begin

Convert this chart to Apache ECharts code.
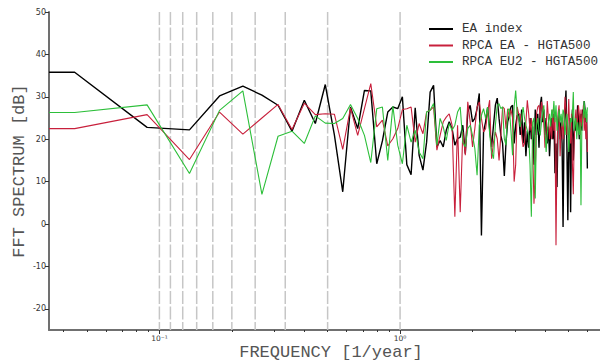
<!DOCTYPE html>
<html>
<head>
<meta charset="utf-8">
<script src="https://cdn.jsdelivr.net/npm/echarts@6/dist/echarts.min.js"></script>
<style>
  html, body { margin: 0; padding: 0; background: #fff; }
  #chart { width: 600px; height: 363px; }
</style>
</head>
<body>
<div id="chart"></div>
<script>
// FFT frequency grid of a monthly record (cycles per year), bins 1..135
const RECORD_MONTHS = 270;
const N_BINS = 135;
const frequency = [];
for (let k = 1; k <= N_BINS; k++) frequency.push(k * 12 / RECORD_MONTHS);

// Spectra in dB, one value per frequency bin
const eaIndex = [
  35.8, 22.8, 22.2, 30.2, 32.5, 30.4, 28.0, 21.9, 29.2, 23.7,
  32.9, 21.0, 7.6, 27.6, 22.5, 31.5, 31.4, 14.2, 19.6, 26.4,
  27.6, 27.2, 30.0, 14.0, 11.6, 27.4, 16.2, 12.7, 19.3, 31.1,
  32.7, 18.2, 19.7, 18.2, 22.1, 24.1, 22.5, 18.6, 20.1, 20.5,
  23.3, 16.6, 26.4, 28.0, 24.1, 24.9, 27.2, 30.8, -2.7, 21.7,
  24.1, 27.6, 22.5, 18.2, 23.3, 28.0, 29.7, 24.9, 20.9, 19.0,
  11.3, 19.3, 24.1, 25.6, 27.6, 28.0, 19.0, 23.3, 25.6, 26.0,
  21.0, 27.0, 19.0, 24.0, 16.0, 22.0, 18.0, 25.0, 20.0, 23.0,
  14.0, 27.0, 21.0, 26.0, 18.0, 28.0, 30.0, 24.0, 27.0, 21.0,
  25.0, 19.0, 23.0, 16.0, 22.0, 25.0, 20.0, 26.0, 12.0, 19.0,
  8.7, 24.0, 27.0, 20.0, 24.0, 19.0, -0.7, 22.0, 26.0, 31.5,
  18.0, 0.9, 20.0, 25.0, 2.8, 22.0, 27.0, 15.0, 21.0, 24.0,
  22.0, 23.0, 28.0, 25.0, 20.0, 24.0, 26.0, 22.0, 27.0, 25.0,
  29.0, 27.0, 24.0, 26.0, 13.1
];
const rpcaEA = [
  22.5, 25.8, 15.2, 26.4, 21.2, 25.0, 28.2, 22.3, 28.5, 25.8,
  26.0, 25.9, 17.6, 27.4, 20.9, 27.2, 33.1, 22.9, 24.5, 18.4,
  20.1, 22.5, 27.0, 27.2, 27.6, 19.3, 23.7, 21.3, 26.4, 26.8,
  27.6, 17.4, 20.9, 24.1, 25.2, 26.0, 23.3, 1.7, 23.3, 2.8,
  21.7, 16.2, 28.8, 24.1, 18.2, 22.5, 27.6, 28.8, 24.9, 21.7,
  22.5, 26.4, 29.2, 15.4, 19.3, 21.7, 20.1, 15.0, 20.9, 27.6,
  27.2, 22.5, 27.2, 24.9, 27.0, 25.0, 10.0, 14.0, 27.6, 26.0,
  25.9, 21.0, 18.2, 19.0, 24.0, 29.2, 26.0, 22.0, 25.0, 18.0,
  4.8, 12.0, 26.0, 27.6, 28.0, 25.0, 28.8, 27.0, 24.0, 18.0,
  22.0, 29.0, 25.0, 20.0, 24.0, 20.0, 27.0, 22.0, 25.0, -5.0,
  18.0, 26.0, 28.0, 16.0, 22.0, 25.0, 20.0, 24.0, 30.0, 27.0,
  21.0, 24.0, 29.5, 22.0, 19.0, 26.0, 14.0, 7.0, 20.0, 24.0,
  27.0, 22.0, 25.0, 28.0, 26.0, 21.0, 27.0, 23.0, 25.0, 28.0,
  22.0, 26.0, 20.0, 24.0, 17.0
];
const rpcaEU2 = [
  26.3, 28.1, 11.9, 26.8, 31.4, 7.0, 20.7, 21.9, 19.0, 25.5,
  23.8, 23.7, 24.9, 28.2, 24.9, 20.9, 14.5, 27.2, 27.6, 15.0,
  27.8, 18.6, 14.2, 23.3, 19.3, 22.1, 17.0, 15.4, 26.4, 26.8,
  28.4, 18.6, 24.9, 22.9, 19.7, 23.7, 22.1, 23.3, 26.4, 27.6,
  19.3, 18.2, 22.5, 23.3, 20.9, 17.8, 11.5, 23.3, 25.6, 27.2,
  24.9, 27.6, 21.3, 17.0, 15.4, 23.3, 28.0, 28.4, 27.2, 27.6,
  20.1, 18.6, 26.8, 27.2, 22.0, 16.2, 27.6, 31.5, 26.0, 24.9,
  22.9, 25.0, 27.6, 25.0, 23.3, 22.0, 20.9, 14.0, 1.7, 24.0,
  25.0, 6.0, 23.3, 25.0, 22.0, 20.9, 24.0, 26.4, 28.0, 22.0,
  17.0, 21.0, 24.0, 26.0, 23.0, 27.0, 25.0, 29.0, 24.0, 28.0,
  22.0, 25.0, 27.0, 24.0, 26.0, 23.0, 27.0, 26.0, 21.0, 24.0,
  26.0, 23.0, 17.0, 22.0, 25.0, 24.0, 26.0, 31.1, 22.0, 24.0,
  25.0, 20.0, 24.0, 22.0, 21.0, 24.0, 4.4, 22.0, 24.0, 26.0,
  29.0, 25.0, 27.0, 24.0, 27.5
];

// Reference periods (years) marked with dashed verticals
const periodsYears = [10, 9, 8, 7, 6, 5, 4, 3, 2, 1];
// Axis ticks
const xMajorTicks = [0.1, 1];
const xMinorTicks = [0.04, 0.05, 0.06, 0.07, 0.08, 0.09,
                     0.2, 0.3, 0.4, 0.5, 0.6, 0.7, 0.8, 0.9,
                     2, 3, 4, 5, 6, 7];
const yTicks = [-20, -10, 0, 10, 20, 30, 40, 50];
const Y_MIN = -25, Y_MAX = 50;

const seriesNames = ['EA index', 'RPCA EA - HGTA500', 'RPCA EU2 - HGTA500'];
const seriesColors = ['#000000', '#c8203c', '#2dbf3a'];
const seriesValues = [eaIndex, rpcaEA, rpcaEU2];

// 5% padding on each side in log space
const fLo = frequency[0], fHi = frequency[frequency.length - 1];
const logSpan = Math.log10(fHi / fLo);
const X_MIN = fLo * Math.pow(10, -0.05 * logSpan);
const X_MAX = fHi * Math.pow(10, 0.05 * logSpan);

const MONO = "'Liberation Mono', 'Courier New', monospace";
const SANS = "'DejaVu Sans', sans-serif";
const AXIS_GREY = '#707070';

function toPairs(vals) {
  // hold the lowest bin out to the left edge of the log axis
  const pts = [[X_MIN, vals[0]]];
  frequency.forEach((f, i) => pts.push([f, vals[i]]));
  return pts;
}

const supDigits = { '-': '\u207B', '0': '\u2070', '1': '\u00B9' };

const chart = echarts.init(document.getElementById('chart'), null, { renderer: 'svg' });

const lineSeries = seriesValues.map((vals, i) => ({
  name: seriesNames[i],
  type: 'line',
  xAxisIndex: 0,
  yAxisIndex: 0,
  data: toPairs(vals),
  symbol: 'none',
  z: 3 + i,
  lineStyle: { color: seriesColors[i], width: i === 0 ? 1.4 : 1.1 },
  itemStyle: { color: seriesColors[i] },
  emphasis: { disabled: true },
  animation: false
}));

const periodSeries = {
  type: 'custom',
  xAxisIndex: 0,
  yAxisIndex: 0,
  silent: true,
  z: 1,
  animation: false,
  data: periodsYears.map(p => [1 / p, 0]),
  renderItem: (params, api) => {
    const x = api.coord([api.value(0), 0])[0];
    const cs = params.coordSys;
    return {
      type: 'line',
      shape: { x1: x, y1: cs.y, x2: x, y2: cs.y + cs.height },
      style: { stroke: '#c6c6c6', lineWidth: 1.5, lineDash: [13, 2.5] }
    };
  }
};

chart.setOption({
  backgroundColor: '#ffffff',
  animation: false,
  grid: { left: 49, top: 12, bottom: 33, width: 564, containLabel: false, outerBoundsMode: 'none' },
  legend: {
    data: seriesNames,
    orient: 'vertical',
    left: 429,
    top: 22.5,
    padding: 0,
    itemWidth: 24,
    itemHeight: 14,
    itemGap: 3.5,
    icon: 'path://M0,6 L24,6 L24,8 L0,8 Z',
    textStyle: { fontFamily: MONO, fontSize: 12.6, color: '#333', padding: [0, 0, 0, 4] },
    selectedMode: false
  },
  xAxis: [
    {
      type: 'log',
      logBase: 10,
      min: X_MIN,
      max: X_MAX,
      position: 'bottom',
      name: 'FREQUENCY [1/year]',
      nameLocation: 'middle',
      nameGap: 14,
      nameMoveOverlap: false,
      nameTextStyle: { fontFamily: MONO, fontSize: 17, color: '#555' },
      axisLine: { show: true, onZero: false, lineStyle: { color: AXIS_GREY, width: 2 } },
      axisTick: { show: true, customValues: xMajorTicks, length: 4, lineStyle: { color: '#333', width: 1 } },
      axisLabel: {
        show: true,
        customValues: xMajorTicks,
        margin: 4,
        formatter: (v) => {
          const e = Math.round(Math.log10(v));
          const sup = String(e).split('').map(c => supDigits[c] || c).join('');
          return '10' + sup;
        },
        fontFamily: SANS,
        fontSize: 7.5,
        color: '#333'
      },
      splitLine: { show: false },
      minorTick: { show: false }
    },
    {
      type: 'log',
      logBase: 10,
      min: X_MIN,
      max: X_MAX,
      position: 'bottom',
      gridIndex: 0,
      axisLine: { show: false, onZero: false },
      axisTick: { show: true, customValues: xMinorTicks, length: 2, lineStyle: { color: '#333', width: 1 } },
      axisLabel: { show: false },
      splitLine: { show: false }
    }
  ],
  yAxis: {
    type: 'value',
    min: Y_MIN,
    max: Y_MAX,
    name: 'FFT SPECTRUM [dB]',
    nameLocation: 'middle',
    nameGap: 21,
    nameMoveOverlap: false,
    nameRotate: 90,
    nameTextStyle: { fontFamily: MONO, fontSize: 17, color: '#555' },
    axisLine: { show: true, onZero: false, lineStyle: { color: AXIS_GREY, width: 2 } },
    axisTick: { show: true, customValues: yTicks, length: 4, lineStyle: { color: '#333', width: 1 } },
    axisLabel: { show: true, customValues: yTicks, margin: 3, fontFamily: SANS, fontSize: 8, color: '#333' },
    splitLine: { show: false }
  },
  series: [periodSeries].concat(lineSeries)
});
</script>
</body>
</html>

end

_Problem details_: Leave out the pictures and repeat exactly the lines from the start of the material through the line that contains "for (let k = 1;", both included.

_Task result_:
Convert this chart to Apache ECharts code.
<!DOCTYPE html>
<html>
<head>
<meta charset="utf-8">
<script src="https://cdn.jsdelivr.net/npm/echarts@6/dist/echarts.min.js"></script>
<style>
  html, body { margin: 0; padding: 0; background: #fff; }
  #chart { width: 600px; height: 363px; }
</style>
</head>
<body>
<div id="chart"></div>
<script>
// FFT frequency grid of a monthly record (cycles per year), bins 1..135
const RECORD_MONTHS = 270;
const N_BINS = 135;
const frequency = [];
for (let k = 1; k <= N_BINS; k++) frequency.push(k * 12 / RECORD_MONTHS);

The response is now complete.